Ms. Earle apologized for having to leave early to attend a showing at Menemsha Beach that evening of a film, Mission Blue, about her quest to protect the ocean through a global network of marine protected areas dubbed “hope spots.” Chilmark filmmaker Bob Nixon, the producer, said it would be available on NetFlix on August 15.

Mr. Low, an Oak Bluffs resident, was recognized for his accomplishments as a filmmaker and author. His award-winning film, “The Navigators – Pathfinders of the Pacific,” documented the Polynesians’ settlement of the Pacific.

Mr. Low recently wrote a book, Hawaiki Rising – Hokule’a, Nainoa Thomson and the Hawaiian Renaissance, that was published in conjunction with the departure of Hokule’a, a replica of an ancient Polynesian canoe, on a three-year voyage.

Mr. Low said Hawaiian culture was dying when the canoe was built in 1976.

“To be voyaging in the path that our ancestors took to discover one-third of the earth’s surface and settle it was an astonishing experience for anyone with Hawaiian blood, and it caused a revival of Hawaiian culture that I as an anthropologist have never seen anywhere before,” he said.

Following the award presentations, Mr. Schieffer shared a few of his memories of Walter Cronkite as a friend and mentor. “First and foremost he was a journalist, a newsman,” he said. “He loved reporting and loved talking to people. I never saw Walter be rude to a single person that came up to him.”

Mr. Callahan spoke briefly about the Walter Cronkite School of Journalism and Mass Communication, which he said continues to emphasize Mr. Cronkite’s values of objectivity, accuracy, and fairness.

Youth leaders

The program also included remarks from two of this year’s MVYLI summit participants, Caley Bennett, 17, and Ava Thor, 15, both students at Martha’s Vineyard Regional High School. “Living on an island, we all mutually felt that we have a really good understanding of the ocean, and we see things a lot more clearly than people who might not live near an ocean,” Caley said. “Oceans are very important to our island economically, and even socially.
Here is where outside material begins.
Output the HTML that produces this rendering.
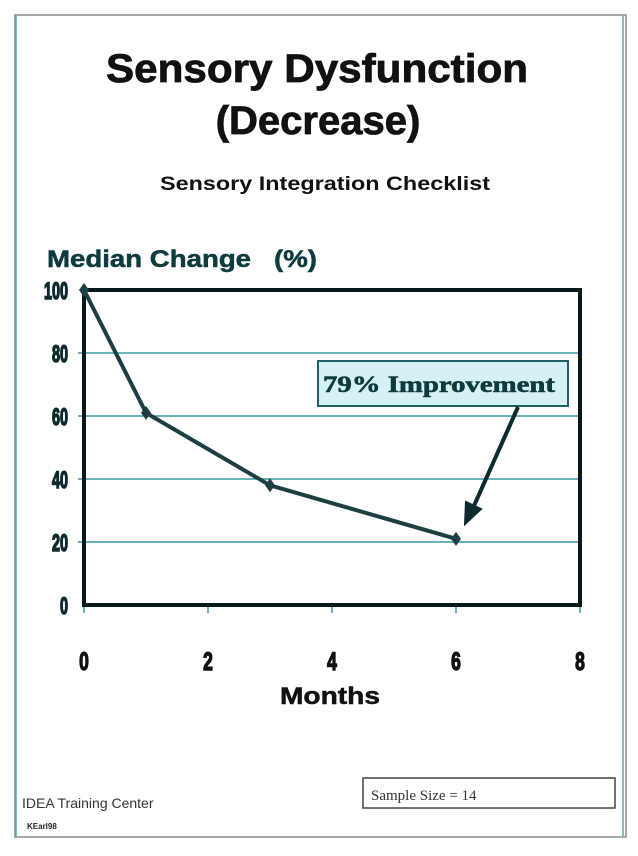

A lot of people wouldn’t come to the Vineyard as tourists if we didn’t have such nice beaches.”

Ava reported on an ocean sustainability-in-action project that the youth delegates are planning in conjunction with the Ocean Conservancy’s international coastal cleanup initiative on September 20.

“Towards the end of the summit we were brainstorming to come up with a project that would engage everybody in the community, the locals, the wash-ashores, the Island-borns, the tourists, everybody, so that we could make our cause their cause, so that we could have a mutual understanding of how important the oceans are,” she said.

The delegates came up with the idea to host a gathering with food and music on Island beaches, perhaps over a span of one to three days, to showcase three project themes: marine wildlife, beach cleanup, and lawn fertilizers that contribute to water pollution.

MVYLI delegates Mary Ollen and Charlotte McCarron, who graduated from MVRHS this year, and Isabella El-Deiry, a student at Howard University, spoke briefly about the program’s benefits and positive influence on their lives.

Mr. and Ms. Brush said that as the owners of Mr. Cronkite’s former home, they wanted to support and carry on his legacy on the Vineyard. After the awards ceremony, guests enjoyed cocktails and canapés on the spacious grounds at the back of their home, which slope gently down to Edgartown Harbor.